Saturday, 5 January 2013

The other day I was in the waiting room of a traditional doctor whose nutritional programme helps weight loss according to one’s body constitution. I sat there reading, as I always do in order not to feel I am wasting my time, when the woman sitting next to me, turned round and, out of the blue, said, “God must give us another Paradise!” I looked at her with my mouth half open, wondering whether she might actually need another type of doctor. Realising my confusion, she continued, “Since I remember myself, I have been overweight, just like you. That’s not fair! That’s why God has to make it up to us, for what we’ve suffered throughout life.” To be honest, I had never thought of it like that: I always assumed that being overweight had to do with eating too much.

Tuesday, 1 January 2013

New Year's Day 2013

After two years (almost to the day) of absence, I take up the weekly blog again.
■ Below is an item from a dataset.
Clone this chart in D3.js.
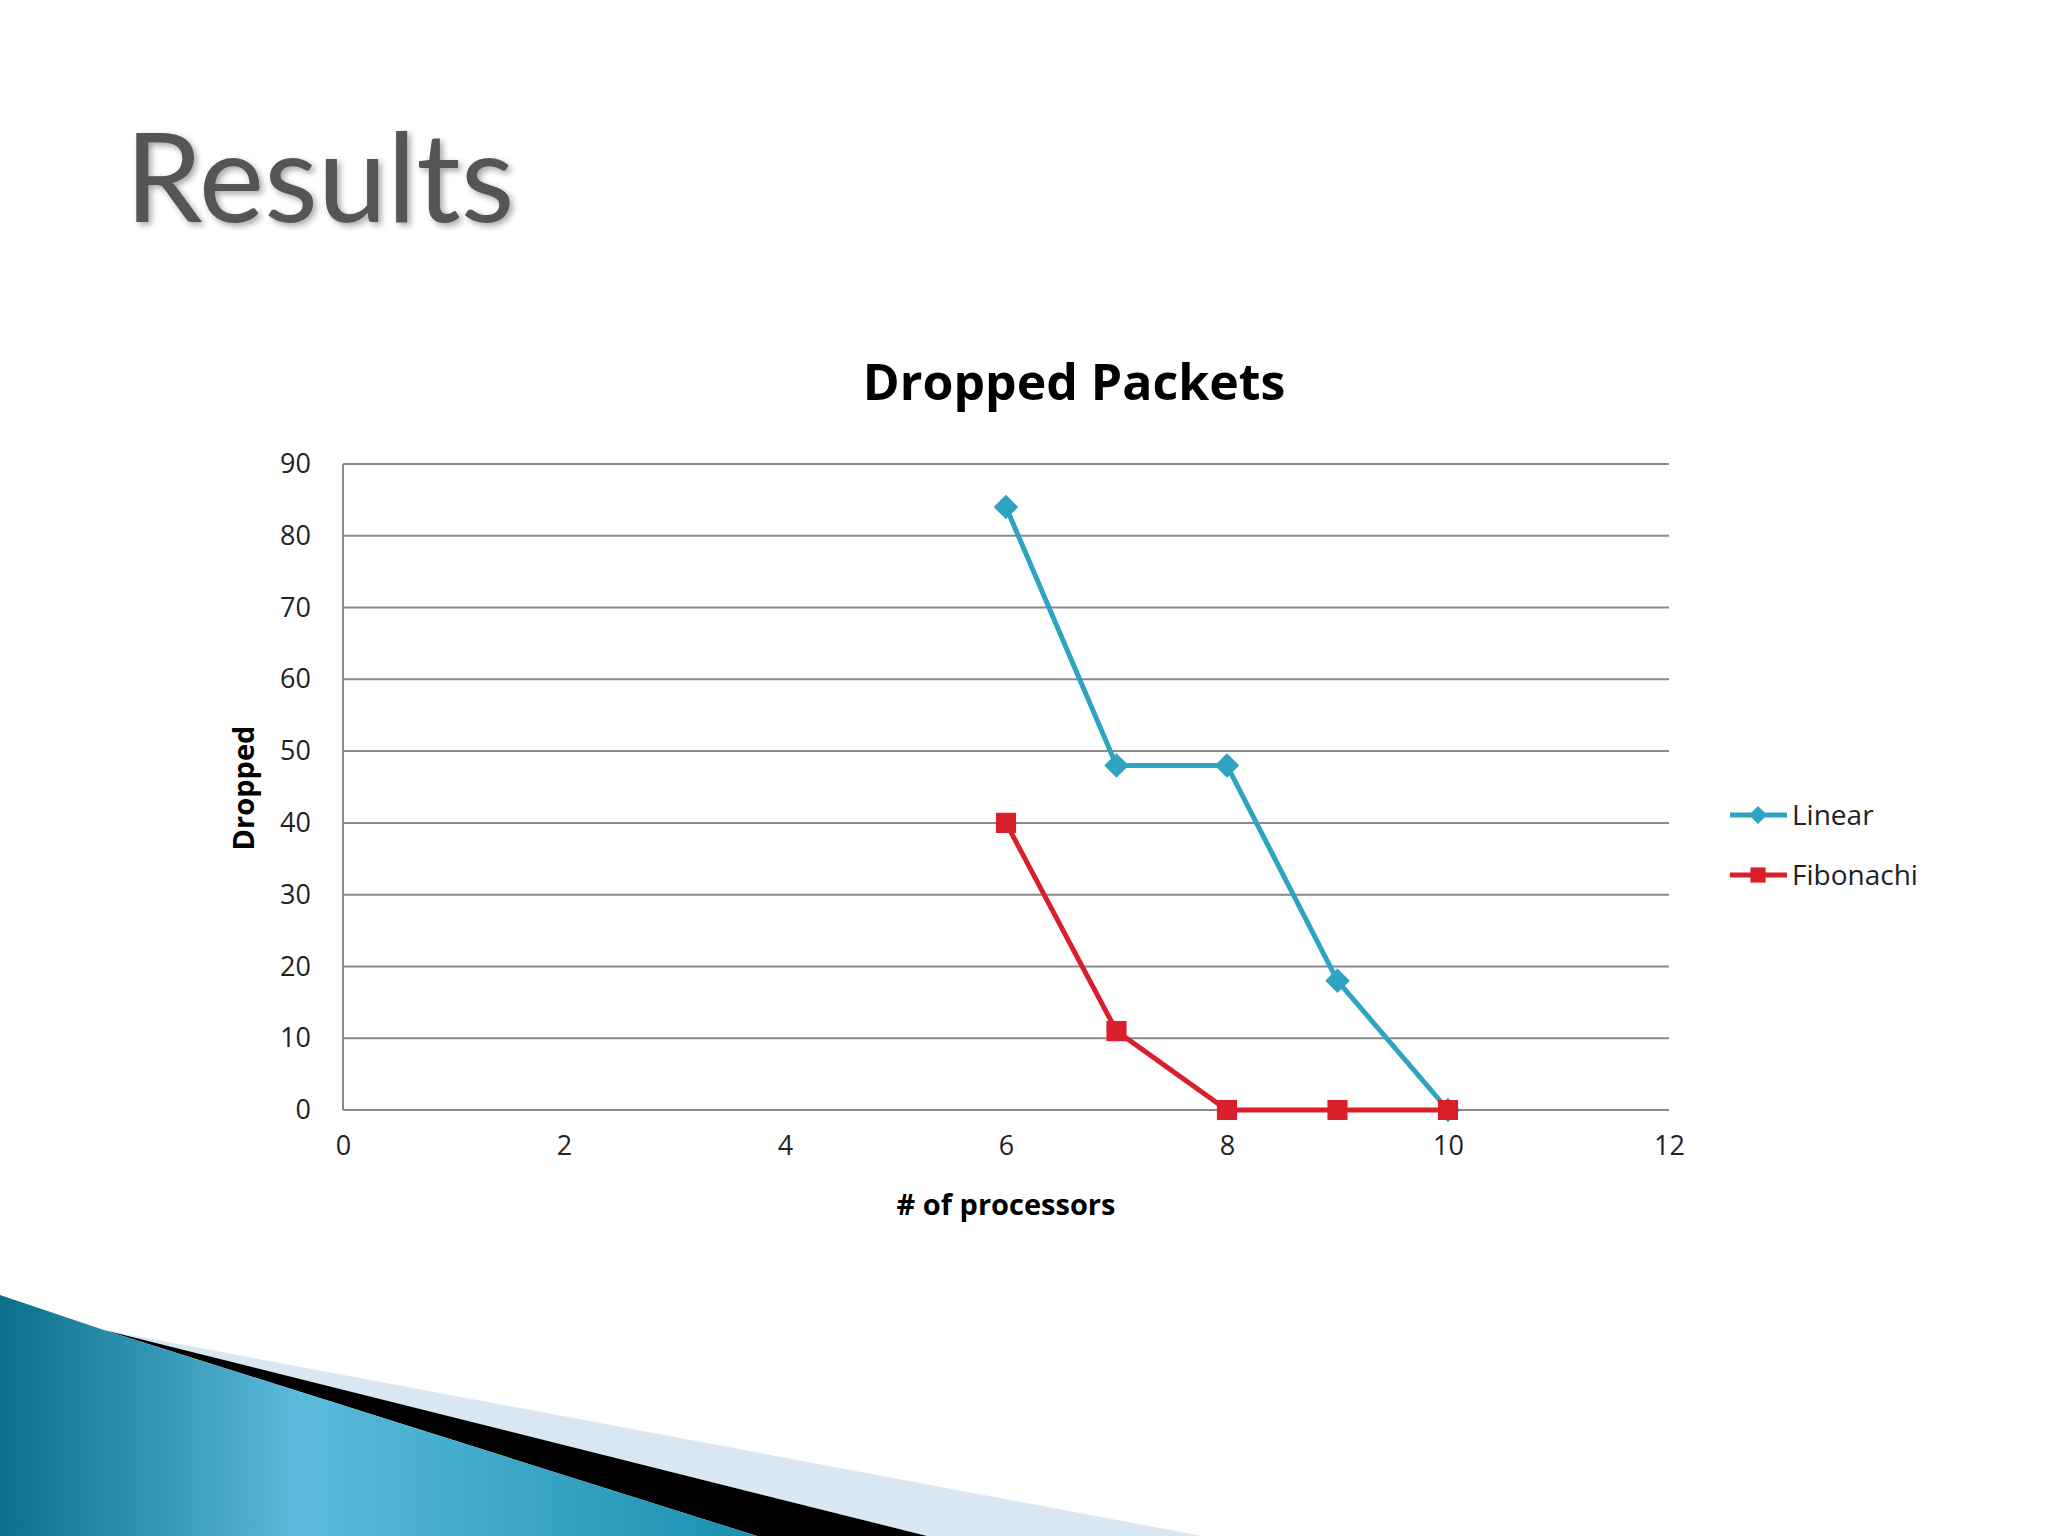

I never had many readers, so I don’t suppose that my absence made a lot of difference. It’s just that I came to miss it, that chatter with myself. On days like these I remember past New Year days, when my mother divided the Vassilopita, the New Year cake, assigning a piece to Christ, to the poor, to my father, who was often away as a sea-captain in the merchant navy, and to every member of the family. The Vassilopita contained a coin, so the person in whose piece the coin fell would be lucky throughout the year. Ayios Vassilis (the Greek version of Santa Klaus) visited every house after midnight and left presents for my sister and me. We used to get lots of presents, bought really by my mother’s relatives who lived in our neighbourhood. Funnily enough, I can’t remember specific New Year days when my father was actually in Athens, except one, when I was 13. We saw the new year in together, but then he had to catch a flight to his next commission. I had got an oil painting set and two canvases with the outline of ships drawn on them, and I sat on my bed colouring one of them. I couldn’t bear to stay in the living room. When his taxi came before lunch, he came to my room to say goodbye. I stayed there after he left, tears falling on the canvas I was still colouring. A long life full of farewells, and the last one my father and all of us are now in, the most painful of all.